### Exercise directions
Give the listing again character for character, but drop the images.
····················
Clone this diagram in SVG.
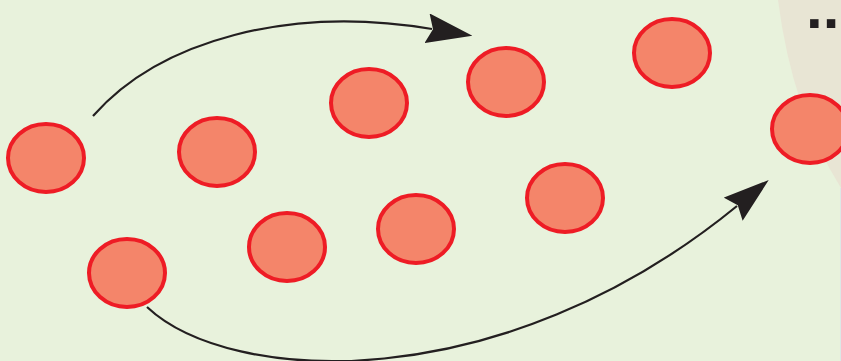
<svg xmlns="http://www.w3.org/2000/svg" width="841" height="361" viewBox="0 0 841 361">
  <style>
    .dot { fill: #f4856a; stroke: #ee1c25; stroke-width: 4; }
    .conn { fill: none; stroke: #231f20; stroke-width: 2.2; }
    .label { font-family: "Liberation Sans", Arial, sans-serif; font-weight: bold; fill: #231f20; }
  </style>
  <defs>
    <marker id="head" markerUnits="userSpaceOnUse" viewBox="0 0 46 30" markerWidth="46" markerHeight="30" refX="5" refY="15" orient="auto">
      <path d="M0,0 L46,15 L0,30 L6,15 Z" fill="#231f20"/>
    </marker>
  </defs>
  <rect x="0" y="0" width="841" height="361" fill="#e8f2dc"/>
  <path d="M778,0 Q792,110 841,188 L841,0 Z" fill="#e8e5d4"/>
  <rect x="840" y="188" width="1" height="173" fill="#dde8e6"/>

  <g id="nodes">
    <g id="n1"><ellipse class="dot" cx="46" cy="158" rx="38" ry="34"/></g>
    <g id="n2"><ellipse class="dot" cx="217" cy="152" rx="38" ry="34"/></g>
    <g id="n3"><ellipse class="dot" cx="369" cy="103" rx="38" ry="34"/></g>
    <g id="n4"><ellipse class="dot" cx="506" cy="82" rx="38" ry="34"/></g>
    <g id="n5"><ellipse class="dot" cx="672" cy="53" rx="38" ry="34"/></g>
    <g id="n6"><ellipse class="dot" cx="810" cy="129" rx="38" ry="34"/></g>
    <g id="n7"><ellipse class="dot" cx="127" cy="273" rx="38" ry="34"/></g>
    <g id="n8"><ellipse class="dot" cx="287" cy="247" rx="38" ry="34"/></g>
    <g id="n9"><ellipse class="dot" cx="416" cy="229" rx="38" ry="34"/></g>
    <g id="n10"><ellipse class="dot" cx="565" cy="198" rx="38" ry="34"/></g>
  </g>

  <g id="connectors">
    <path class="conn" d="M93,116 C160,40 290,5 432,29" marker-end="url(#head)"/>
    <path class="conn" d="M147,307 C230,385 500,400 737,206" marker-end="url(#head)"/>
  </g>

  <g id="ellipsis">
    <text class="label" x="806" y="28" font-size="60">...</text>
  </g>
</svg>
····················
### Reply
Clone this diagram in SVG.
<svg xmlns="http://www.w3.org/2000/svg" width="841" height="361" viewBox="0 0 841 361">
  <style>
    .dot { fill: #f4856a; stroke: #ee1c25; stroke-width: 4; }
    .conn { fill: none; stroke: #231f20; stroke-width: 2.2; }
    .label { font-family: "Liberation Sans", Arial, sans-serif; font-weight: bold; fill: #231f20; }
  </style>
  <defs>
    <marker id="head" markerUnits="userSpaceOnUse" viewBox="0 0 46 30" markerWidth="46" markerHeight="30" refX="5" refY="15" orient="auto">
      <path d="M0,0 L46,15 L0,30 L6,15 Z" fill="#231f20"/>
    </marker>
  </defs>
  <rect x="0" y="0" width="841" height="361" fill="#e8f2dc"/>
  <path d="M778,0 Q792,110 841,188 L841,0 Z" fill="#e8e5d4"/>
  <rect x="840" y="188" width="1" height="173" fill="#dde8e6"/>

  <g id="nodes">
    <g id="n1"><ellipse class="dot" cx="46" cy="158" rx="38" ry="34"/></g>
    <g id="n2"><ellipse class="dot" cx="217" cy="152" rx="38" ry="34"/></g>
    <g id="n3"><ellipse class="dot" cx="369" cy="103" rx="38" ry="34"/></g>
    <g id="n4"><ellipse class="dot" cx="506" cy="82" rx="38" ry="34"/></g>
    <g id="n5"><ellipse class="dot" cx="672" cy="53" rx="38" ry="34"/></g>
    <g id="n6"><ellipse class="dot" cx="810" cy="129" rx="38" ry="34"/></g>
    <g id="n7"><ellipse class="dot" cx="127" cy="273" rx="38" ry="34"/></g>
    <g id="n8"><ellipse class="dot" cx="287" cy="247" rx="38" ry="34"/></g>
    <g id="n9"><ellipse class="dot" cx="416" cy="229" rx="38" ry="34"/></g>
    <g id="n10"><ellipse class="dot" cx="565" cy="198" rx="38" ry="34"/></g>
  </g>

  <g id="connectors">
    <path class="conn" d="M93,116 C160,40 290,5 432,29" marker-end="url(#head)"/>
    <path class="conn" d="M147,307 C230,385 500,400 737,206" marker-end="url(#head)"/>
  </g>

  <g id="ellipsis">
    <text class="label" x="806" y="28" font-size="60">...</text>
  </g>
</svg>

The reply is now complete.